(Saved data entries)
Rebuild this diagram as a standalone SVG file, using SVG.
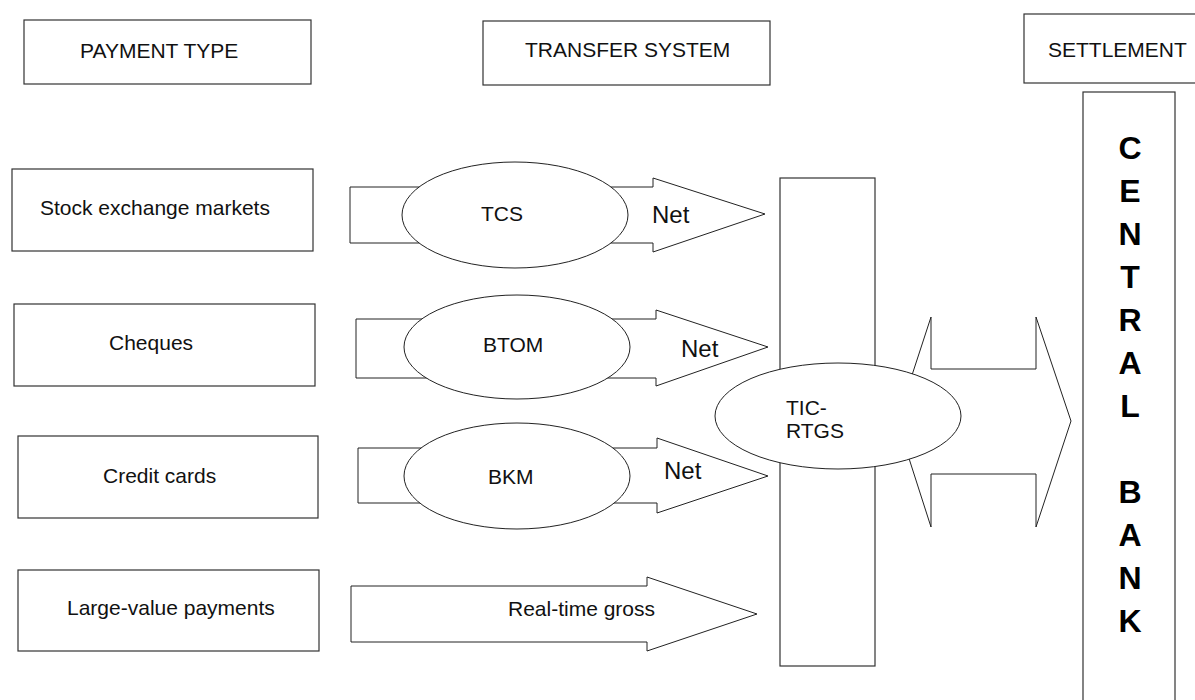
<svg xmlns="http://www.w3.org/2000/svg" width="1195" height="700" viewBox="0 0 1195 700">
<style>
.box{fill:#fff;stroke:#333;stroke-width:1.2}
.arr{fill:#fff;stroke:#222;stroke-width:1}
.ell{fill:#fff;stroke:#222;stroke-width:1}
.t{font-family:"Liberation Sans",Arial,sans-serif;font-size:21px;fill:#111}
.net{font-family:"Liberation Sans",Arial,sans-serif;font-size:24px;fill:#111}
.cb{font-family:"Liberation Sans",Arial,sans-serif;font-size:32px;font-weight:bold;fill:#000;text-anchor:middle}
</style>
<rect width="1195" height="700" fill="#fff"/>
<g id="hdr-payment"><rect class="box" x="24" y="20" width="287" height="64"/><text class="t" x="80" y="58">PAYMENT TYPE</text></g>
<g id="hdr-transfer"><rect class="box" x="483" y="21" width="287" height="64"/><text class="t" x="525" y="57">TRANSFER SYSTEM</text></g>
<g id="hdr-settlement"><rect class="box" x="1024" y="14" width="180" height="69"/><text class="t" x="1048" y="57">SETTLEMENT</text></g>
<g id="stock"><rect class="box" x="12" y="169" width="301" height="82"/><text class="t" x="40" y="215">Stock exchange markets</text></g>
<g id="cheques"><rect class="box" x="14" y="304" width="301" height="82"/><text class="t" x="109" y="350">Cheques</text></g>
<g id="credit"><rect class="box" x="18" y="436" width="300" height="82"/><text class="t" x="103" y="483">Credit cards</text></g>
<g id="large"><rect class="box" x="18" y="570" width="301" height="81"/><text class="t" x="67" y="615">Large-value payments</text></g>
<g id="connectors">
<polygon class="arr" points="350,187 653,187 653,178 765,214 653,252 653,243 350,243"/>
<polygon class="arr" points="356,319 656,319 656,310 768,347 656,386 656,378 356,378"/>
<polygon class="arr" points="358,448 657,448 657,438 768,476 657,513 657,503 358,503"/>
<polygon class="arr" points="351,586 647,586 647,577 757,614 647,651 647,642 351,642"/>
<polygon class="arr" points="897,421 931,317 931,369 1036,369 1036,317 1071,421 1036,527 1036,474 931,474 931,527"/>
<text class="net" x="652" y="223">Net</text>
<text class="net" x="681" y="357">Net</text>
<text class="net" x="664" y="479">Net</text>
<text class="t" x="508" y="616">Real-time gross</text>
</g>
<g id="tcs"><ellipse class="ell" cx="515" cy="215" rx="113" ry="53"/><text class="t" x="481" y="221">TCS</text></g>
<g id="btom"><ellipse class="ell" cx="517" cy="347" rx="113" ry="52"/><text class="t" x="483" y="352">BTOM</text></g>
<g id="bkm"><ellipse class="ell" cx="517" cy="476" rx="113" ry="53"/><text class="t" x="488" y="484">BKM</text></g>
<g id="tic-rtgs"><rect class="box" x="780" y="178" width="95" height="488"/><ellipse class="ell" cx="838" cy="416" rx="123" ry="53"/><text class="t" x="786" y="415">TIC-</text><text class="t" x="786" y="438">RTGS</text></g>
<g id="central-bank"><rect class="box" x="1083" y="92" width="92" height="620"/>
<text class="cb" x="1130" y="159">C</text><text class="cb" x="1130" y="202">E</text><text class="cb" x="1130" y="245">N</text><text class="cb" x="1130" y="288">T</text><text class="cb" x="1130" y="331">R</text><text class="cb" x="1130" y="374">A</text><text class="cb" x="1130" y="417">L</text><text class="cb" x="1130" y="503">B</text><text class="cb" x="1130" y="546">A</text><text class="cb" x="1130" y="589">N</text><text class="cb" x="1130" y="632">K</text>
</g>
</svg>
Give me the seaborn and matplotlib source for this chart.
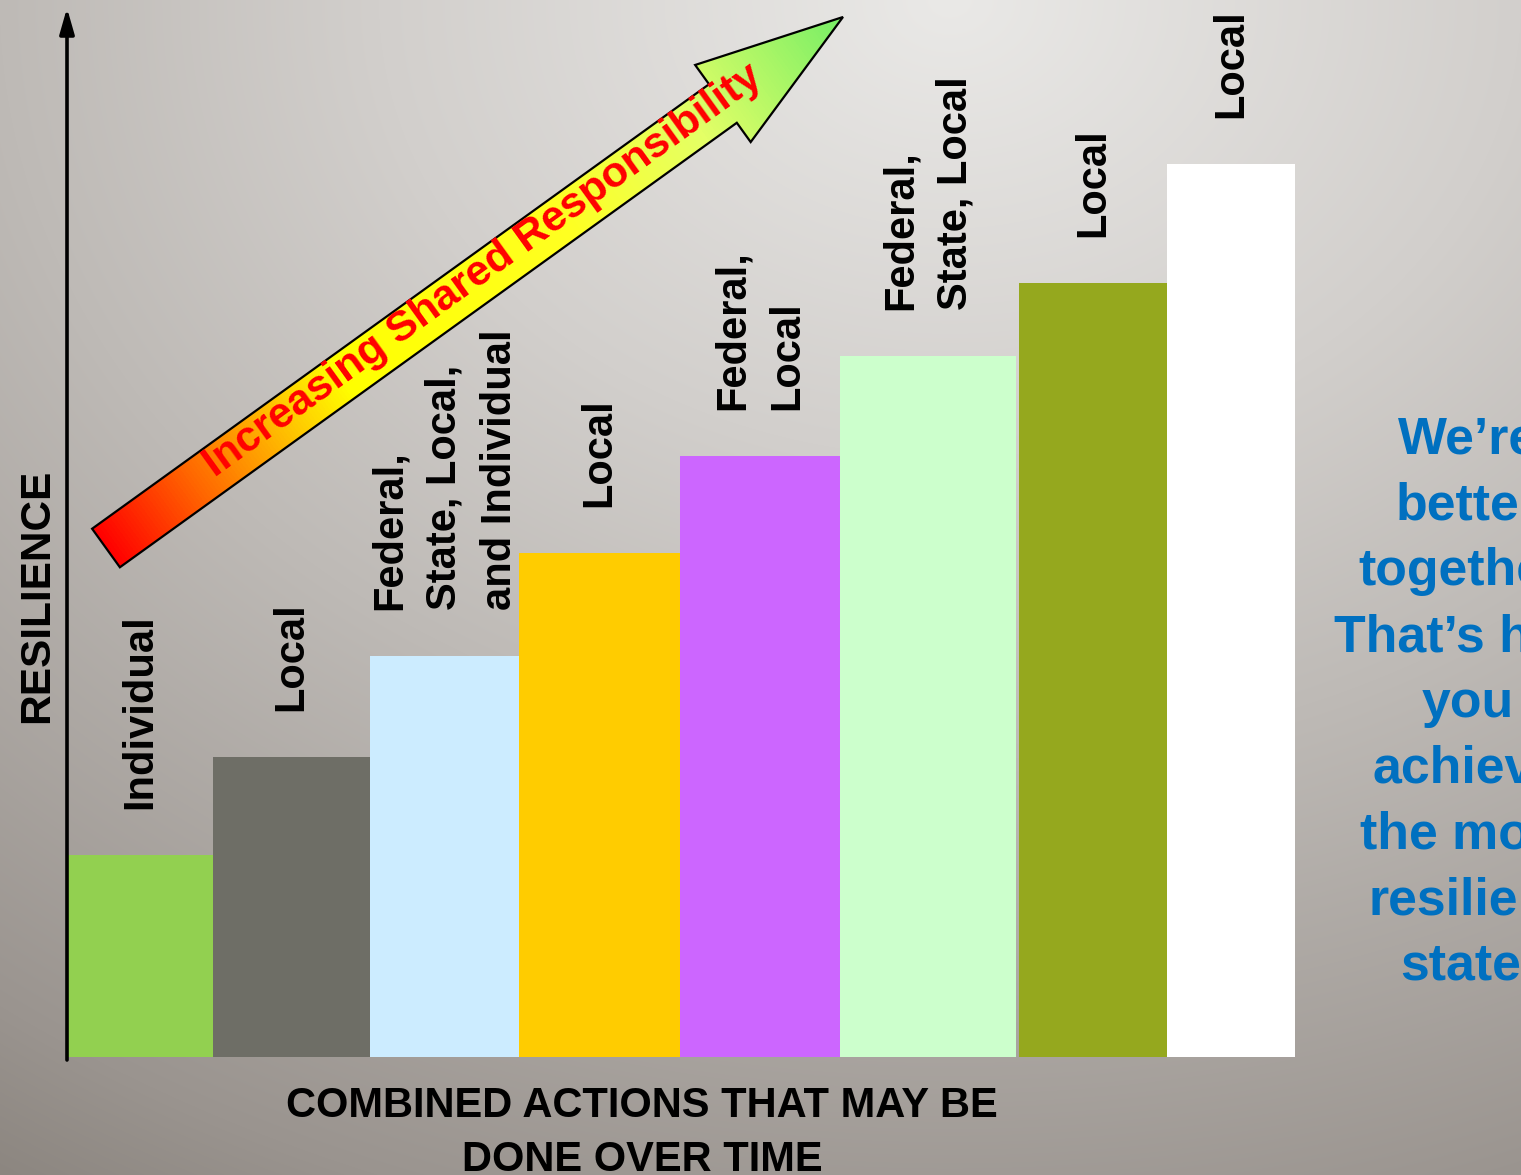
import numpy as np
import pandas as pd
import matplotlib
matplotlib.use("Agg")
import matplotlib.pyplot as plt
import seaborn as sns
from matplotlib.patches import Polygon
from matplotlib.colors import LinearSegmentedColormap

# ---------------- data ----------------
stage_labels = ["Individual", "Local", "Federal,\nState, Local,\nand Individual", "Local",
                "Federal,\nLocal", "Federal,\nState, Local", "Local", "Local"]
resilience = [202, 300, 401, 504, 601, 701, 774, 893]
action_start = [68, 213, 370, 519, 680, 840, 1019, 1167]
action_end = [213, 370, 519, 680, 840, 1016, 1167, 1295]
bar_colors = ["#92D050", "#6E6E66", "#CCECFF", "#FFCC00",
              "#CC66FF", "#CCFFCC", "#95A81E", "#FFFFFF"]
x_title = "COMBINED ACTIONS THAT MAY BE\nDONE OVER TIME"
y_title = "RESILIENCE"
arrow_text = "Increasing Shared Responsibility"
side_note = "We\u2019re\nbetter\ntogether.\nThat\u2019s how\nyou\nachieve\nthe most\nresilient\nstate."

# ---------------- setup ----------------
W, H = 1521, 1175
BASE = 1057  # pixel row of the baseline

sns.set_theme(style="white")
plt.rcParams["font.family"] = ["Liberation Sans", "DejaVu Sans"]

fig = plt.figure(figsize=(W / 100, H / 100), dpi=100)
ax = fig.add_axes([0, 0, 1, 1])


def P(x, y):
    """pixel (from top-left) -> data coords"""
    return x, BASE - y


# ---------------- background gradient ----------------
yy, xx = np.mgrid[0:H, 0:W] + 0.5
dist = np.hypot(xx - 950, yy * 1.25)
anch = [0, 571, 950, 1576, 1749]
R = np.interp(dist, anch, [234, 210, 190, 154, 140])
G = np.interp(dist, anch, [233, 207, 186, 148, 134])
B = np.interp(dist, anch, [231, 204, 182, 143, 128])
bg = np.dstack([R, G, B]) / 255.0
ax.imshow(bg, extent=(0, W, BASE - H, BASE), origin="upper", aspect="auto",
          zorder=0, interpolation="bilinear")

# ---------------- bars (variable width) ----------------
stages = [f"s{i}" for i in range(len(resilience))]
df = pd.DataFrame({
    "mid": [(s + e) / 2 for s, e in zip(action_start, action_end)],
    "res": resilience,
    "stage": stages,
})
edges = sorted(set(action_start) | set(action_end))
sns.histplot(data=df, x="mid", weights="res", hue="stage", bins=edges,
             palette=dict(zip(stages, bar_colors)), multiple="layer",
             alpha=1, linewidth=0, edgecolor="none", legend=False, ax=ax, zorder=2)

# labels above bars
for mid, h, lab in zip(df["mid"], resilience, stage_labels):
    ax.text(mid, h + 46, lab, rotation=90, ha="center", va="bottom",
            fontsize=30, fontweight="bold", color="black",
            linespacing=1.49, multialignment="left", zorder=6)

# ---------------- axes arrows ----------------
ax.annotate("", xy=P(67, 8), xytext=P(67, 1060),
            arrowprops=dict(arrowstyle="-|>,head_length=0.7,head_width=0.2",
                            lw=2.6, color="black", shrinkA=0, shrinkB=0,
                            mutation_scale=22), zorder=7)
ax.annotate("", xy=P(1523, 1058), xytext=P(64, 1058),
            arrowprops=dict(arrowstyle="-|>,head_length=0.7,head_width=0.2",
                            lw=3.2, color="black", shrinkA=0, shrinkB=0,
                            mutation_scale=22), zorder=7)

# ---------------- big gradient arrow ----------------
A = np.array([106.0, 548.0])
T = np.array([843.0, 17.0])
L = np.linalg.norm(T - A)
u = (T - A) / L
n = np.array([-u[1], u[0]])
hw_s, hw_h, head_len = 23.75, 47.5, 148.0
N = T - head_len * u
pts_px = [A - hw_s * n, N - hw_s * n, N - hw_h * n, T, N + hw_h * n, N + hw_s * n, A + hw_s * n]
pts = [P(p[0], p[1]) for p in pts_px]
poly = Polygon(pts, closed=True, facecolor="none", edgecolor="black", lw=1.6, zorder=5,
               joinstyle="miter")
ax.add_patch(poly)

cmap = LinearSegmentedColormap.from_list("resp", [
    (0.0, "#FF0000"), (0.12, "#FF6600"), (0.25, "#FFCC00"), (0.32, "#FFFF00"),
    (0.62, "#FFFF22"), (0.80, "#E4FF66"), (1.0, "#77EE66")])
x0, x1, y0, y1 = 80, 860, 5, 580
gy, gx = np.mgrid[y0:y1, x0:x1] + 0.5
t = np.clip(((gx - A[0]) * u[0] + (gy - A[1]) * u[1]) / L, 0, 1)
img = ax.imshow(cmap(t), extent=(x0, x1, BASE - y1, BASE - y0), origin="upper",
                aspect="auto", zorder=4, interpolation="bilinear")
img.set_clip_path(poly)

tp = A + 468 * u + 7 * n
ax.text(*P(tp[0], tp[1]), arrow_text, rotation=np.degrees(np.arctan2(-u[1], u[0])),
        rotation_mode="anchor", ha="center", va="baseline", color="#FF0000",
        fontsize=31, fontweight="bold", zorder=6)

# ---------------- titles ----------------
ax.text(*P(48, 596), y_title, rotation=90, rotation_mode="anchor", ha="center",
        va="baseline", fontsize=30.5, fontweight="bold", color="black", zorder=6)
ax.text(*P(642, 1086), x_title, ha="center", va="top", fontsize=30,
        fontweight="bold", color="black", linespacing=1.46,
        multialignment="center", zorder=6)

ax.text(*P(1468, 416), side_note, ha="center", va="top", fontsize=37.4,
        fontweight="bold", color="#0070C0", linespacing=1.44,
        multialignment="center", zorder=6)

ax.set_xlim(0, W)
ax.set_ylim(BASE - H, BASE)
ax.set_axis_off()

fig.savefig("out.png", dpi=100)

• **What you should do**
Copy every line of the listing where the word "this" appears.

• **Expected output**
Rebuild this diagram as a standalone SVG file, using SVG.
Give me the seaborn and matplotlib source for this chart.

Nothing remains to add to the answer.